Task instructions: Below are the records; give again exactly the lines from the one containing "Recreate this image" through the one containing "var yTicks = [-20, 0, 20];", leaving out pictures.

Code that draws figures
##########

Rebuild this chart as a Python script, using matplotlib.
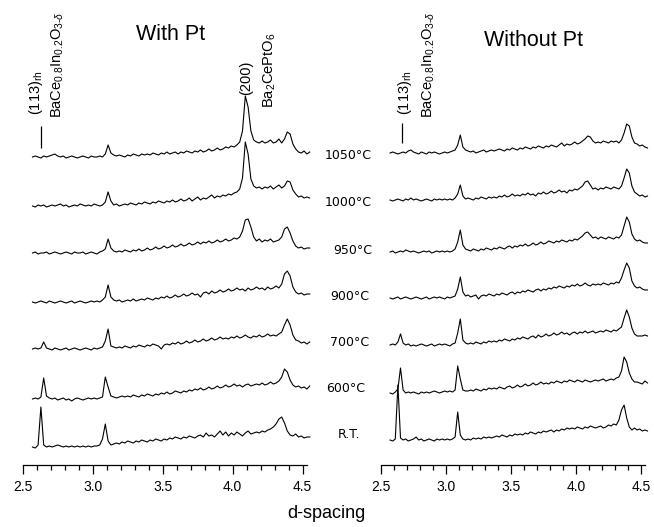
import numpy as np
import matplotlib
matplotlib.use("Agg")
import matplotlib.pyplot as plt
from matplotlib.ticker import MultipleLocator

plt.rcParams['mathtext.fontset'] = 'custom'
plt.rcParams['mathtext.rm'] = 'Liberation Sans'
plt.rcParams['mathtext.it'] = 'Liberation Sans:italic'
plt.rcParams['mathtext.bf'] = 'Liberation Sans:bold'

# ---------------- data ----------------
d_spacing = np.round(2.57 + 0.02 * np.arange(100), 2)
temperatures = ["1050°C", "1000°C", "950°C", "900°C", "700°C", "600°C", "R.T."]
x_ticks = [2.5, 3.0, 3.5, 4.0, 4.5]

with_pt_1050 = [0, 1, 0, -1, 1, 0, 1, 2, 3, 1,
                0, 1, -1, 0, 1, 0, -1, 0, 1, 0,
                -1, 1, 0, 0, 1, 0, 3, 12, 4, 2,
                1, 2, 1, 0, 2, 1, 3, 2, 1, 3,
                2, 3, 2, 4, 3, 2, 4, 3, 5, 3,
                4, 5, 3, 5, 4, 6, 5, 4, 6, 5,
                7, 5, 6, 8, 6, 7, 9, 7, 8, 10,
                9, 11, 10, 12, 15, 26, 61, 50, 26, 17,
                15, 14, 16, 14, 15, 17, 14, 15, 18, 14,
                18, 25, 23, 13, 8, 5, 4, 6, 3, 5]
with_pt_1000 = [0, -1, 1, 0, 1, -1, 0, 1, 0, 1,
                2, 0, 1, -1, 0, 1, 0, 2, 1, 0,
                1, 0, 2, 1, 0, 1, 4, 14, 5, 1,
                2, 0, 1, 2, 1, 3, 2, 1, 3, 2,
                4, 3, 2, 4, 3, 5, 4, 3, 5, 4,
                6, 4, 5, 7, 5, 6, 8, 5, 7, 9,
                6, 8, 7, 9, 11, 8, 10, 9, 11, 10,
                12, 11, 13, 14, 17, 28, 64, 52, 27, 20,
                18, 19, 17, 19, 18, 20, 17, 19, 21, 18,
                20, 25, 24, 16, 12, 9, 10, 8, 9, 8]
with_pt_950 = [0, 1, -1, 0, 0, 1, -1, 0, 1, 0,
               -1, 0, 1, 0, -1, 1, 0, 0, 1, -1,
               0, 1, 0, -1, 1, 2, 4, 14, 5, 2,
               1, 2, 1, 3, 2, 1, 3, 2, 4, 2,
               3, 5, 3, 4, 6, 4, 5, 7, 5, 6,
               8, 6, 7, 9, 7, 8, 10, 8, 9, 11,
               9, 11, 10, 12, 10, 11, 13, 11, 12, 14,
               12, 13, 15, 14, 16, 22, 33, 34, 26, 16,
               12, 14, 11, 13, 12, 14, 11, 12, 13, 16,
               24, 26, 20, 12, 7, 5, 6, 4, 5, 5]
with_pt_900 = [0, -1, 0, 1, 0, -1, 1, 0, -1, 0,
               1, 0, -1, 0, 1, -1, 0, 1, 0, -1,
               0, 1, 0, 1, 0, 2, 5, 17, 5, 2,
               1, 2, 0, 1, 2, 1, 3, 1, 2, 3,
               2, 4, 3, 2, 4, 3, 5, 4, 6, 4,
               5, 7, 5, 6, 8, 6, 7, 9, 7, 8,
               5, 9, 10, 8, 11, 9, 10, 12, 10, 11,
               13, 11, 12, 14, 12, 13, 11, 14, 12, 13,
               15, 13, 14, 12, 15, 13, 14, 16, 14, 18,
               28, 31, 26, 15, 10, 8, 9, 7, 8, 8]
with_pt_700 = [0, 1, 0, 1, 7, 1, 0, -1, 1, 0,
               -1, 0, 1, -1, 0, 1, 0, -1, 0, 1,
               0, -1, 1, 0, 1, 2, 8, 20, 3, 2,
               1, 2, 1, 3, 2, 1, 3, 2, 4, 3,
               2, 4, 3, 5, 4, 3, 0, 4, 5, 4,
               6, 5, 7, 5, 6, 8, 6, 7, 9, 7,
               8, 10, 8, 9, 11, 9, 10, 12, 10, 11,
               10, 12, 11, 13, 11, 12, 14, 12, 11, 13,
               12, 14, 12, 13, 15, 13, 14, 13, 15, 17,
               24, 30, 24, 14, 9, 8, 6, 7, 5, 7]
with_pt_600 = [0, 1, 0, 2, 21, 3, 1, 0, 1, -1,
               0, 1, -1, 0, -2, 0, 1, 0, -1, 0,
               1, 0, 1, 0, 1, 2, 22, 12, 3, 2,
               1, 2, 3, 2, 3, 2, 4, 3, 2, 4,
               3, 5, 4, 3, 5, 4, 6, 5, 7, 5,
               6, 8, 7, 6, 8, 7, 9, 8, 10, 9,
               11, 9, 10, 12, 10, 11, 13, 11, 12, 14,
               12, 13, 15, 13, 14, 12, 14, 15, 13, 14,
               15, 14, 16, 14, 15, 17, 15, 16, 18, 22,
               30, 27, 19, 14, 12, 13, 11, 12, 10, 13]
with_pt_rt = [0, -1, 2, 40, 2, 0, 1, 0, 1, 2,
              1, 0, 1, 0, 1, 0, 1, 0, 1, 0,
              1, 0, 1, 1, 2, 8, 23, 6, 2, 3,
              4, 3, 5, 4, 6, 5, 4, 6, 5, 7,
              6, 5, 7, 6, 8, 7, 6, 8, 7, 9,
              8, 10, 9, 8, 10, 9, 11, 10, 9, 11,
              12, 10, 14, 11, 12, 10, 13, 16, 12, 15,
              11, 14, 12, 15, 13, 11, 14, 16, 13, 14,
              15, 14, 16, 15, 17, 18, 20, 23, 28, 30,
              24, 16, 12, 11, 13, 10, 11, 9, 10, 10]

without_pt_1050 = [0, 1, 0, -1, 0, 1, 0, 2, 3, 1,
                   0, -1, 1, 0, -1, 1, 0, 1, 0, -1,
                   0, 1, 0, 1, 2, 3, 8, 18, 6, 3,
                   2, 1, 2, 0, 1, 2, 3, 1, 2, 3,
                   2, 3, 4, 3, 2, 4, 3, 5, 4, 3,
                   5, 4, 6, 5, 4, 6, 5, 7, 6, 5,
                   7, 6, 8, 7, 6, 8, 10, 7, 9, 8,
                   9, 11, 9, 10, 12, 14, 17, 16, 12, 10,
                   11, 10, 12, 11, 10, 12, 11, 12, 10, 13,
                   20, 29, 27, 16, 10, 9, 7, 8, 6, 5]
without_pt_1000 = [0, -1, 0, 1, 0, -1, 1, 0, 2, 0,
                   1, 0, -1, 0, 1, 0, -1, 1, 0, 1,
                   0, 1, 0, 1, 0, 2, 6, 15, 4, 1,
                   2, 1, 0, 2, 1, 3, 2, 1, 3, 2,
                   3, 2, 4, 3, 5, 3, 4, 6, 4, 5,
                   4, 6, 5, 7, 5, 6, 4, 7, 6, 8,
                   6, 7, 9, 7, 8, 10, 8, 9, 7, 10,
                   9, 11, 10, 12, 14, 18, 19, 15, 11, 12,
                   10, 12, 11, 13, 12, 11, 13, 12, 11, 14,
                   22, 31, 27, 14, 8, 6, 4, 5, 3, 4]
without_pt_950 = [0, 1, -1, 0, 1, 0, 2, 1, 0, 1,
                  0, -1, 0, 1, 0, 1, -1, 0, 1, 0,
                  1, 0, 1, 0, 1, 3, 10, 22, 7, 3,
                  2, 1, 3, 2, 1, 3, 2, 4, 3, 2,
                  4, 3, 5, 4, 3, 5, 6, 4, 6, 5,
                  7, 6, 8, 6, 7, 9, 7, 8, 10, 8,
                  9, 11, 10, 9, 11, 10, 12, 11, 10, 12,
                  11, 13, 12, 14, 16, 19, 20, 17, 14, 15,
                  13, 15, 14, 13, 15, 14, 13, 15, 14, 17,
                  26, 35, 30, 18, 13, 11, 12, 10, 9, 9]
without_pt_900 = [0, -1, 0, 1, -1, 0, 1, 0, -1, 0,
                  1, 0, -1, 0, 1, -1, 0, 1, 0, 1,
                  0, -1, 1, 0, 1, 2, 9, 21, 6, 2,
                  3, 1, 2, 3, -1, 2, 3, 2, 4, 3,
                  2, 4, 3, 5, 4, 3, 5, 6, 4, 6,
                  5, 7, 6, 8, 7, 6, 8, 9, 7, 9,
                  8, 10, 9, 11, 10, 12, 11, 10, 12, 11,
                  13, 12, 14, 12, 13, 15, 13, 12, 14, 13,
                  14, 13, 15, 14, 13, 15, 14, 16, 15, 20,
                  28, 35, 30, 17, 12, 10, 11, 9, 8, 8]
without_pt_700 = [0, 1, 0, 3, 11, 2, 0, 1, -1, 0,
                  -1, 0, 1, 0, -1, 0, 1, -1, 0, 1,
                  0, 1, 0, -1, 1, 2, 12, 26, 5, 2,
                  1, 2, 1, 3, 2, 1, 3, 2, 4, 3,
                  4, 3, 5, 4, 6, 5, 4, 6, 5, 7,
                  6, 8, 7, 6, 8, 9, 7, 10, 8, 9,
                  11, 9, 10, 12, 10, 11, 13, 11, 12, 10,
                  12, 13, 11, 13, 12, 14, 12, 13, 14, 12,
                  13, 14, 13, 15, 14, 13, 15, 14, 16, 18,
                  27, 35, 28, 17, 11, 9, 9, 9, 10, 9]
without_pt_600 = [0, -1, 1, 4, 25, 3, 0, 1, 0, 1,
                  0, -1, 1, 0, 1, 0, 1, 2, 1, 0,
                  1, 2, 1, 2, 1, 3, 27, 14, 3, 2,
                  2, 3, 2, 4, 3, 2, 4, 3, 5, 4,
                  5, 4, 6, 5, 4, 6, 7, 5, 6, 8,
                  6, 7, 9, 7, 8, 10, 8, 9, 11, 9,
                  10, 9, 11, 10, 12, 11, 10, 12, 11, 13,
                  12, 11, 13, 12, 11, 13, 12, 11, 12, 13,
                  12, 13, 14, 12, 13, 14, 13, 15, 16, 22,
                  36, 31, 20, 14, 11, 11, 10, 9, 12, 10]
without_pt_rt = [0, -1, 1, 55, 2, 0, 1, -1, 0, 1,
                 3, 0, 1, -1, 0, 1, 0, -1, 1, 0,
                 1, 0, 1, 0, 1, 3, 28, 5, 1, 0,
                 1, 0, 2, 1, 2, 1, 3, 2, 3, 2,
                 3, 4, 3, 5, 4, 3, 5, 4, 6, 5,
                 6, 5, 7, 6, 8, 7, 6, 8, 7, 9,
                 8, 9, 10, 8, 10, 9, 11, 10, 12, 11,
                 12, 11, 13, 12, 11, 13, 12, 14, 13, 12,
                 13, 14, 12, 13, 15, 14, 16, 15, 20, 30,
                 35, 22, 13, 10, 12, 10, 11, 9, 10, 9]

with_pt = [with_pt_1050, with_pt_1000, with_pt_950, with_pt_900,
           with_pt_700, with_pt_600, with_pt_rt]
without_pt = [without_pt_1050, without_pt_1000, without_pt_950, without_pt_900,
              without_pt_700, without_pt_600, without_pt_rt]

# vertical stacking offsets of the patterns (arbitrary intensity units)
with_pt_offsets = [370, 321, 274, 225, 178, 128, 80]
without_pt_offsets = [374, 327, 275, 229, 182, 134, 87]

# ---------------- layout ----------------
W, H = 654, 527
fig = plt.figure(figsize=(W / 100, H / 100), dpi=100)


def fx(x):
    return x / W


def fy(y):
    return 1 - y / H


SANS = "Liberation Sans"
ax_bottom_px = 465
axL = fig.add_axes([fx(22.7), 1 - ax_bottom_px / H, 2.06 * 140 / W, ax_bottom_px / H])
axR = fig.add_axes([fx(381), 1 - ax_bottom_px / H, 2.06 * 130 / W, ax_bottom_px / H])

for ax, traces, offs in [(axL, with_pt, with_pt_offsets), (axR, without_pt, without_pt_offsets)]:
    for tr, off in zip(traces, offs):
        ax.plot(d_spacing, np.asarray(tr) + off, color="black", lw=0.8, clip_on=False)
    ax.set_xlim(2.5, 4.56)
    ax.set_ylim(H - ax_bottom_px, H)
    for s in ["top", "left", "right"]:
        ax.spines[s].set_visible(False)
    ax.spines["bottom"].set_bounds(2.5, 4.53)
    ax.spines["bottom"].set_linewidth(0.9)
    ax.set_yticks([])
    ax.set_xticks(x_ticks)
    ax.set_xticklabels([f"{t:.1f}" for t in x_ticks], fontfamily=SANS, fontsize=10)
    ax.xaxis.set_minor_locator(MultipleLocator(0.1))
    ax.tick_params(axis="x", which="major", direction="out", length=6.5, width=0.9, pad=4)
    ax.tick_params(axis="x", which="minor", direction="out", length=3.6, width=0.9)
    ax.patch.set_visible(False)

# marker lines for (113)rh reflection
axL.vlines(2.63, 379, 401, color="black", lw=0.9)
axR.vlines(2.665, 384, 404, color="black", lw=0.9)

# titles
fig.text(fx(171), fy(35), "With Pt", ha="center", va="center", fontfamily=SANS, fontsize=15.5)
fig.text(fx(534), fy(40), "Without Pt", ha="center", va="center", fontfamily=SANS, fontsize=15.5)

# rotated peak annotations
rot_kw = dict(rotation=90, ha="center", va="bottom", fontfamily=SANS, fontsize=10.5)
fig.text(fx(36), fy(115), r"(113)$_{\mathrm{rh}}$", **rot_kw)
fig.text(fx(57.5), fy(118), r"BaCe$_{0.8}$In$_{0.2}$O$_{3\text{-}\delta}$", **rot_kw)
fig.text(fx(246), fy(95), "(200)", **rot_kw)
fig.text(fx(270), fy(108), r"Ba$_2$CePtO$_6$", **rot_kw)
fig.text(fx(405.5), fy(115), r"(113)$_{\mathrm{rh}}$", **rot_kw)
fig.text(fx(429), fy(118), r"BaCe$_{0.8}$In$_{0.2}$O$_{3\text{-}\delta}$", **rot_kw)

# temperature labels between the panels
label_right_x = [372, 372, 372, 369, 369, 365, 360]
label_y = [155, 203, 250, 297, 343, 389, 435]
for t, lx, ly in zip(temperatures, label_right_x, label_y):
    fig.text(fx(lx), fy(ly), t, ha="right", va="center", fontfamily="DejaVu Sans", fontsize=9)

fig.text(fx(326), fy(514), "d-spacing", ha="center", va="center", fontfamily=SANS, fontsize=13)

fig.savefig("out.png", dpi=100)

##########

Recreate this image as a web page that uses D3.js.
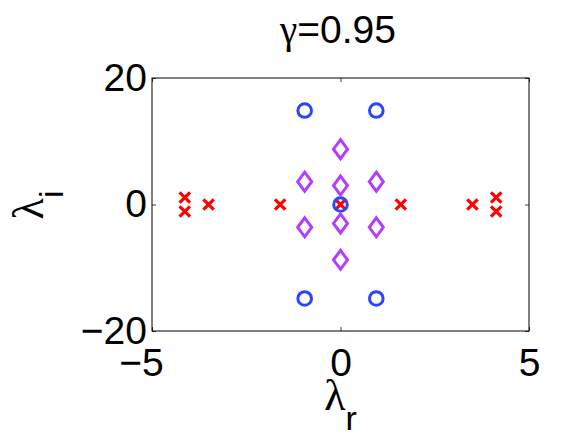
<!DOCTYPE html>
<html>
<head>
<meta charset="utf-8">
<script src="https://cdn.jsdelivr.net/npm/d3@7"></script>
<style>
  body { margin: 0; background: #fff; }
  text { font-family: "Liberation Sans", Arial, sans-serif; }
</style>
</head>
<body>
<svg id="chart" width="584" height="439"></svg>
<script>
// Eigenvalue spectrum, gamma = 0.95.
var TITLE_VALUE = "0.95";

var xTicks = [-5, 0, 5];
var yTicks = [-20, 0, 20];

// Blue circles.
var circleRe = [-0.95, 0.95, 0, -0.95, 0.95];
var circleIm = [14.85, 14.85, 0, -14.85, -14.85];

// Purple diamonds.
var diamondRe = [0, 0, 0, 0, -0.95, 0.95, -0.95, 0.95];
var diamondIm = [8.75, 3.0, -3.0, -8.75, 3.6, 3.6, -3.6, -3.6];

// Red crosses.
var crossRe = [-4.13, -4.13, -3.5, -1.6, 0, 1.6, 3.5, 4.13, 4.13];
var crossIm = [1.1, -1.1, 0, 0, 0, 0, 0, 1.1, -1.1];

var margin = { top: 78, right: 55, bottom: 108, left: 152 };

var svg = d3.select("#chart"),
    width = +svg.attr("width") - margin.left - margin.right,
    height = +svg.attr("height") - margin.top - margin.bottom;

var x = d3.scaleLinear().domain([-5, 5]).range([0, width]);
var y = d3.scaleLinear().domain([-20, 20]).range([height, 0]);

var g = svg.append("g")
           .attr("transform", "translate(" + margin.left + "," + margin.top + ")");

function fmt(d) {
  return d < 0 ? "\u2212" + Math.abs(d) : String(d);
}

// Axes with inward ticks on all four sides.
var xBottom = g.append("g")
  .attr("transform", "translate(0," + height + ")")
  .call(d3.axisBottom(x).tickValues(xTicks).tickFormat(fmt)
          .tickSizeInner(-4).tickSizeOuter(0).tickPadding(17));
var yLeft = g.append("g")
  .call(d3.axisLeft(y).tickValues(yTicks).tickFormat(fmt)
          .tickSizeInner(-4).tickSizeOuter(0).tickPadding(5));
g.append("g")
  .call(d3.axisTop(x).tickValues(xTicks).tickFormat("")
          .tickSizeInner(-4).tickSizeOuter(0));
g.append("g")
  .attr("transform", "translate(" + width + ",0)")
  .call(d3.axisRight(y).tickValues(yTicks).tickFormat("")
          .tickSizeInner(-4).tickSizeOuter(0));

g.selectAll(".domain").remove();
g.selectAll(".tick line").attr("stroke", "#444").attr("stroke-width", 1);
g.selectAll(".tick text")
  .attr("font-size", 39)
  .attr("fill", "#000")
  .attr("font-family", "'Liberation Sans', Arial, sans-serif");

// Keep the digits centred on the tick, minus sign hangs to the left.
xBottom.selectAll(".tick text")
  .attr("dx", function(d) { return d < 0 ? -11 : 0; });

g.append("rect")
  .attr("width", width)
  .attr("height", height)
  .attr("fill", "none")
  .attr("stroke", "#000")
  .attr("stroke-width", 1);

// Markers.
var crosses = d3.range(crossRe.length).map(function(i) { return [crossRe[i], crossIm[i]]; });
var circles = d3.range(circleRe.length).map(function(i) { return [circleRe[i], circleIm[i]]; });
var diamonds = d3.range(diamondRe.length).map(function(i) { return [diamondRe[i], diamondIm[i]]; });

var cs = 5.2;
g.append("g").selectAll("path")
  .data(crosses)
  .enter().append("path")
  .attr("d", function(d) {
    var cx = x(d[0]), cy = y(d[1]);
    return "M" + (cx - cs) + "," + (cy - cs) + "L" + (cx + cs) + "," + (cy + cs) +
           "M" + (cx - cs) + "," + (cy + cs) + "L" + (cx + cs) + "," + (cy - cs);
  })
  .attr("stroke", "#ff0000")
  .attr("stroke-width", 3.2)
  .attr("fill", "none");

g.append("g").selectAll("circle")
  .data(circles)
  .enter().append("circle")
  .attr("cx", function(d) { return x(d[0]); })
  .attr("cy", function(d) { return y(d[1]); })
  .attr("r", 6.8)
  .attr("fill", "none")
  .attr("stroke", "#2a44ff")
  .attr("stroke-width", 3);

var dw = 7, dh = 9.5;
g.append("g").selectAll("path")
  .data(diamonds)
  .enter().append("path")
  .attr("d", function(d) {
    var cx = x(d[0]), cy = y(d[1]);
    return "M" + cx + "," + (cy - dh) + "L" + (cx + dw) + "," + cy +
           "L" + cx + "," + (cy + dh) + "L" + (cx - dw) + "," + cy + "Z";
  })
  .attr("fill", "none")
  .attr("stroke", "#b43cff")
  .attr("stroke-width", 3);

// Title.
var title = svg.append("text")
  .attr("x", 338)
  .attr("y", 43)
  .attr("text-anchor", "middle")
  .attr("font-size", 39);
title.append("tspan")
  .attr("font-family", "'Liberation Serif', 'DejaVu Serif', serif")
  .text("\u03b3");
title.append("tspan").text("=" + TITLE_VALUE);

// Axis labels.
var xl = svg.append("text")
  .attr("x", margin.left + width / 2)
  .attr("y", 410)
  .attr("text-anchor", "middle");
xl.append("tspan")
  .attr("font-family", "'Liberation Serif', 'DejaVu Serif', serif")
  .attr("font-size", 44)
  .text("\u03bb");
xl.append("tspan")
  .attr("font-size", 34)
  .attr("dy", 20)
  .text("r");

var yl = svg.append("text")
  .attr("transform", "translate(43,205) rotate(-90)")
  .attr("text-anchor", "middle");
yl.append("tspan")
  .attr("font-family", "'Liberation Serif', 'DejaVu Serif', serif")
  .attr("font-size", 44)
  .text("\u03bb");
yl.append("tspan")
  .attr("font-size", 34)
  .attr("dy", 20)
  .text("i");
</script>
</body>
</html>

##########

Written solution:
Recreate this image as a web page that uses D3.js.
<!DOCTYPE html>
<html>
<head>
<meta charset="utf-8">
<script src="https://cdn.jsdelivr.net/npm/d3@7"></script>
<style>
  body { margin: 0; background: #fff; }
  text { font-family: "Liberation Sans", Arial, sans-serif; }
</style>
</head>
<body>
<svg id="chart" width="584" height="439"></svg>
<script>
// Eigenvalue spectrum, gamma = 0.95.
var TITLE_VALUE = "0.95";

var xTicks = [-5, 0, 5];
var yTicks = [-20, 0, 20];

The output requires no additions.